2. Doctor Strange Vol 2 (1974) #1-#16
Ze starych komiksów ten lubię najbardziej. Szalone podróże miedzy wymiarami w połączeniu ze świetnymi rysunkami, oddają to co najlepsze w Strangu. Zwłaszcza pierwsze pięć zeszytów jest niesamowite. Silver Dagger jest zupełnie innym typem czarnego charakteru niż widzieliśmy do tej pory. A i podróż Doktora w stylu Alicji w krainie czarów… nawet nie spodziewałam się jakie to będzie zabawne (proszę niech w następnym filmie Cumberbatch spotka wielką gąsienice, bardzo proszę!)
3. Marvel Graphic Novel Vol 1 #49 Doctor Strange and Doctor Doom: Triumph and Torment (1989) - Roger Stern, Mike Mignola, Mark Badger
Właściwie ten komiks skupia się bardziej na Doktorze Doom niż na Strangu. Ale klasyczny temat z podróżą do piekła jest tu świetnie przedstawiony. Dodajmy jeszcze rysunki Mike Mignola twórcy Hellboya i mamy hit.
4. Doctor Strange: The Oath (2006) - Brian K. Vaughan, Marcos Martin (wydany u nas jako Wielka Kolekcja Komiksów Marvela - 56 - Doktor Strange: Przysięga)
Chyba jedna z najbardziej znanych komiksów z Doktorem Strange. Grafika może nie przypadnie każdemu do gustu ale historia jest świetna. Z jednej strony wartka akcja a z drugiej ciekawie przedstawione postacie. W odpowiednich momentach bawi a w innych trzyma w napięciu. Pozycja podwójnie obowiązkowa bo widać, że film sporo czerpał z tego komiksu.

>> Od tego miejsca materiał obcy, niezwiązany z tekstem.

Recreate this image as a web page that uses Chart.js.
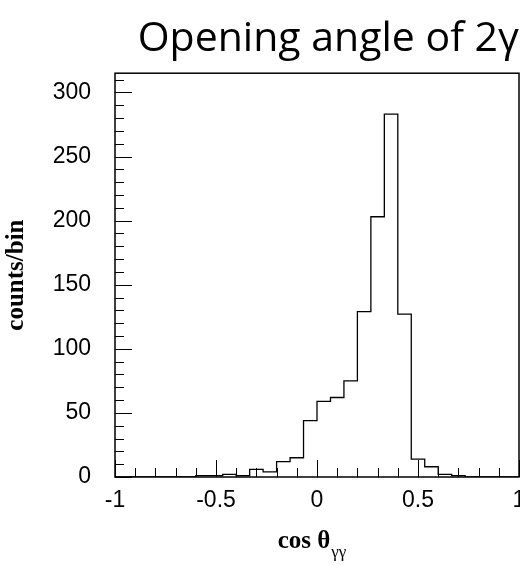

5. Marvel Graphic Novel #23 Doctor Strange: Into Shamballa (1986) - J.M. DeMatteis, Dan Green
Dosyć nietypowa rzecz. Historia o samo odkryciu i poszukiwaniu oświecania. Jeśli lubicie epickie walki to darujcie sobie ten tytuł bo nie uświadczycie tu ani jednej. Całość przypomina raczej ilustrowaną opowieść niż typowy komiks. I jak pięknie ilustrowaną! Shamballa to prawdziwa uczta dla oczu.
5. Doctor Strange Vol 4 (2015) - Jason Aaron, Chris Bachalo
Czyli najnowsza seria z Doktorkiem. Zaczęłam czytać nie dawno ale szczerze mi się podoba. Zwłaszcza to cała rzecz z ceną magii. Mam nadzieję, że pojawi się coś takiego w kolejnych filmach. Bachalo odwalił również kawał dobrej roboty jeśli idzie o stronę wizualną.